Thanks to its size and complexity, the electric grid is particularly vulnerable to cyberattacks. Plus, the grid needs new protections from cyberattackers as it is modernized with new technologies. Argonne National Laboratory scientists created a new method of securing the grid that maintains its stability by considering the physics of the grid instead of taking the usual IT-based approach.
“The unique angle our group brings is that we don’t look at cybersecurity from the IT perspective, we look at it from the power system perspective,” computational scientist Hyekyung Clarisse Kim said in a statement. “We have to assume our adversary is smart and will figure out how to get past IT protections and penetrate the system.”
Development and testing
Kim and fellow computational scientist Bo Chen partnered with tech company Hitachi ABB Power Grids to develop a new security layer and decision framework that identifies cyberthreats and stops them so the grid can keep operating even if an attack occurs. They especially set out to protect high-voltage direct current (HVDC) transmission lines, which carry power over long distances.

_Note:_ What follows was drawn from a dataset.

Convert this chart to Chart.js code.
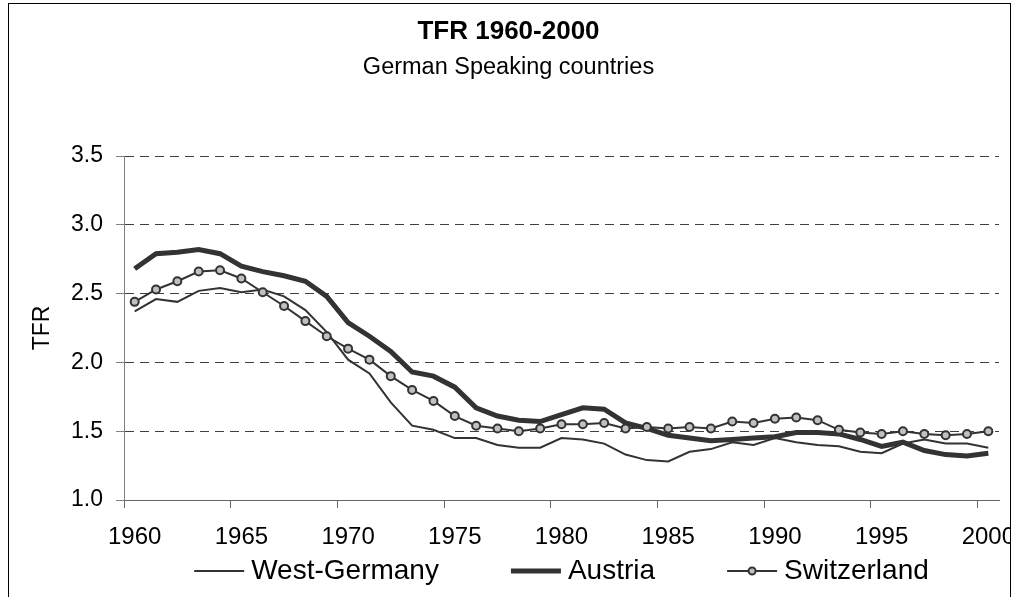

“Because they have this superior capacity to exchange power, it’s very important to protect HVDC lines from being compromised,” Chen said. “Once they’re compromised, it can cause large disturbances to the power system,” including widespread power outages.
The researchers started by gathering knowledge of how the grid typically operates and what signals it should send. They used a Wide Area Monitoring, Protection and Control (WAMPAC) platform to get this real-time data, then they built an algorithm that would take and learn this information so it could quickly detect when something goes wrong.
The Argonne team achieved nearly 100% accuracy when they tested the detection algorithm in the lab. Then they integrated the technology into Hitachi ABB’s real-time simulator test bed at its corporate research center in North Carolina, and it successfully detected a simulated attack. They also had success during the final test, which took place on a replica station at the Bonneville Power Administration, a federal nonprofit wholesale power marketer in Portland, Oregon.
“Argonne’s defense system is based on wider system information than is currently available for HVDC stations, so it provides more effective detection and mitigation of malicious external control commands,” said Reynaldo Nuqui, senior principal scientist at Hitachi ABB Power Grids.
Existing transmission systems aren’t all equipped with the next-gen technologies that would require such an advanced cybersecurity system. But the Argonne researchers’ algorithm could become widely used when transmission operators and asset owners upgrade their grid technologies to accommodate new clean energy.